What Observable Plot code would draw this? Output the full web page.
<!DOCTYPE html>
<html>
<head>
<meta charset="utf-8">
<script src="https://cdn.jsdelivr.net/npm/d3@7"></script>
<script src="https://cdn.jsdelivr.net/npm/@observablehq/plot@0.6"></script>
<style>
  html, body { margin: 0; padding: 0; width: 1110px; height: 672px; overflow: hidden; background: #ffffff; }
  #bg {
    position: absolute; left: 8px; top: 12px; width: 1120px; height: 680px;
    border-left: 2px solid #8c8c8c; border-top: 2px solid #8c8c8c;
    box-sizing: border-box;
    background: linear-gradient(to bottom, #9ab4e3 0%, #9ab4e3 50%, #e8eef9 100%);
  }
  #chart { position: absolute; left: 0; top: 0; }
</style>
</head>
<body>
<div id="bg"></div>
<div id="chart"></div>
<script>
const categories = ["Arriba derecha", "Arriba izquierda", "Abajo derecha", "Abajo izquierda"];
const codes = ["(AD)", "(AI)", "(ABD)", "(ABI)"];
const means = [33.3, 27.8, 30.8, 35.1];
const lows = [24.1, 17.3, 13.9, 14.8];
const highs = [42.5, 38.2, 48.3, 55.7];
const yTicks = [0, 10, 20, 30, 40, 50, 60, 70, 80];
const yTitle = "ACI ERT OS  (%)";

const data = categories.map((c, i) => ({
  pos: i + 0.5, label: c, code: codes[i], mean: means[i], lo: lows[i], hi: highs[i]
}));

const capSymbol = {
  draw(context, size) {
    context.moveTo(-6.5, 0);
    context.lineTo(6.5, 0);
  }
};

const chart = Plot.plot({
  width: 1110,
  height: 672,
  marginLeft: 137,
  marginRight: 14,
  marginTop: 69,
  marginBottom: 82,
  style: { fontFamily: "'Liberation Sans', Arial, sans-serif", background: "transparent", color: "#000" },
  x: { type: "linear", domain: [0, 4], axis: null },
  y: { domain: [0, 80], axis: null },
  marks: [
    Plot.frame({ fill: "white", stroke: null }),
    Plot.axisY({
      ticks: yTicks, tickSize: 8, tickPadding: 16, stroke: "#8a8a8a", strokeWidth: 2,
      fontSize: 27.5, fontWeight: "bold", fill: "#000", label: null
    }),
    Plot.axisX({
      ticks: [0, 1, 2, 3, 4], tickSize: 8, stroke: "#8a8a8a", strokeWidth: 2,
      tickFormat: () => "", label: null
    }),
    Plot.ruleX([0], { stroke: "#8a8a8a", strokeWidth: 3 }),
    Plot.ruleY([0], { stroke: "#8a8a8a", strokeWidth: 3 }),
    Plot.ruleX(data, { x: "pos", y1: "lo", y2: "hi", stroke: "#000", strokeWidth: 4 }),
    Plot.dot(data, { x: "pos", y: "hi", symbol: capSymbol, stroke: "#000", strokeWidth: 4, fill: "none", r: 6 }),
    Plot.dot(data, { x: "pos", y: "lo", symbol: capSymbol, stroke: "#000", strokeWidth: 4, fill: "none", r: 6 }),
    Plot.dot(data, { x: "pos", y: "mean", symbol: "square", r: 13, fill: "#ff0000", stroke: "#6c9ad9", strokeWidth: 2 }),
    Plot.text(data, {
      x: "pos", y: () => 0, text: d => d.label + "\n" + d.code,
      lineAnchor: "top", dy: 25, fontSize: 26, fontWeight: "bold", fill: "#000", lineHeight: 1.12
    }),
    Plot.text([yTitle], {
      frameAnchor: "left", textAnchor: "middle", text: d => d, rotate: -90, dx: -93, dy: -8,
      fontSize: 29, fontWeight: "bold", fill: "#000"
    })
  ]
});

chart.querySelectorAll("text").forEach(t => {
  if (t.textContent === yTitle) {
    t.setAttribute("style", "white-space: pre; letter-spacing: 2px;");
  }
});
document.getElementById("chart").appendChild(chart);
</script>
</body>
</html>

---

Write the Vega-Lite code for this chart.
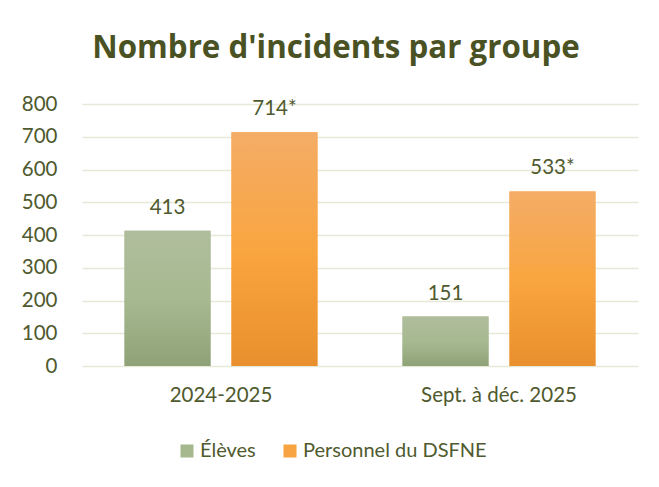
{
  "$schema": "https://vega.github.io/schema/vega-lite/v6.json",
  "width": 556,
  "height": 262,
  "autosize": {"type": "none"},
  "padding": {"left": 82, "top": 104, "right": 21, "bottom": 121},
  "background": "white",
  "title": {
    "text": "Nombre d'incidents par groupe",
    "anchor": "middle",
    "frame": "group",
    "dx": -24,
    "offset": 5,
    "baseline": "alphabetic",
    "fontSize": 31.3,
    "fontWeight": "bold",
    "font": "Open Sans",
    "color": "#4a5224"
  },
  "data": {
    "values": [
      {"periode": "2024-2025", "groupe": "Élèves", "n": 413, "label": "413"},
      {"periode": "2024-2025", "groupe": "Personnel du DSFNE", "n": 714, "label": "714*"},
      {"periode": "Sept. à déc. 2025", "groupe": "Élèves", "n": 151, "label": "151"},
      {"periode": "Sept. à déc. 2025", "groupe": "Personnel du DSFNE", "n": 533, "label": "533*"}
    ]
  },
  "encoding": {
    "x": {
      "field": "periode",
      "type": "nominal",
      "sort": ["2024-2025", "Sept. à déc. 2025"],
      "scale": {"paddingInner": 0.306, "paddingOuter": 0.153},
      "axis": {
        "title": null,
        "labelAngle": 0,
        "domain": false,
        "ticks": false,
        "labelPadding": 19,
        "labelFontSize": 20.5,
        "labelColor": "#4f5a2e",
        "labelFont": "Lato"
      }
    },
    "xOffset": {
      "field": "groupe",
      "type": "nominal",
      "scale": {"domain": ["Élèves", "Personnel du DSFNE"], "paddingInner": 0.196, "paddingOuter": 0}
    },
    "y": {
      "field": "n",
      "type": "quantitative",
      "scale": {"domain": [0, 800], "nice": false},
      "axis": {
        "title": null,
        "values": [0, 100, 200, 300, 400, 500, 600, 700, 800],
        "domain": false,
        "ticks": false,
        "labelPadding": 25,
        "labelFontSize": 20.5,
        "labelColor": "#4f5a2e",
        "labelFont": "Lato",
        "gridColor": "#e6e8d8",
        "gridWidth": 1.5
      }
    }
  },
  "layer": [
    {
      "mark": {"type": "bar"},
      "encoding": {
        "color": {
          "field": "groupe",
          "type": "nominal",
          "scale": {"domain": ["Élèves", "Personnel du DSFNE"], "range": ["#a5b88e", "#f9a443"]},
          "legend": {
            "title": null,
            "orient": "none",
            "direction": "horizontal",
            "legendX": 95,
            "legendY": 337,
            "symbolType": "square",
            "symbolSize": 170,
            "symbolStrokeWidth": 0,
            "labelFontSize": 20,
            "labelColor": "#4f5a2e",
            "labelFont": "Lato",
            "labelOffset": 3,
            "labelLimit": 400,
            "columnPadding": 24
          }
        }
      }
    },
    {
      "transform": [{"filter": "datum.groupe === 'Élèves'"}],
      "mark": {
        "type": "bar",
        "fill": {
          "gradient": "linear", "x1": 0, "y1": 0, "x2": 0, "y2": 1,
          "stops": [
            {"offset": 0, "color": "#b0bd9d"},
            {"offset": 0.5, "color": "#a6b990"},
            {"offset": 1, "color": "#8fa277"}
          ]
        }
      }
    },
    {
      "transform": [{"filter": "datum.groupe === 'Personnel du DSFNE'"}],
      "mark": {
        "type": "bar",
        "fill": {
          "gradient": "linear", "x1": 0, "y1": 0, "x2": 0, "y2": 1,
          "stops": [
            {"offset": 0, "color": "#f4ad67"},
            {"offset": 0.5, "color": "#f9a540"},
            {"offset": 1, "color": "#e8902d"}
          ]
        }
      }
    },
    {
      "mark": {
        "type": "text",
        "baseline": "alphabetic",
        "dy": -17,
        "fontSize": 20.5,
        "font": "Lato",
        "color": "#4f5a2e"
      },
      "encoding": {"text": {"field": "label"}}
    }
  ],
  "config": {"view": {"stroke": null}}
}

- Written problem -
Extract all lines containing the word "this".

- Response -
What Observable Plot code would draw this? Output the full web page.
Write the Vega-Lite code for this chart.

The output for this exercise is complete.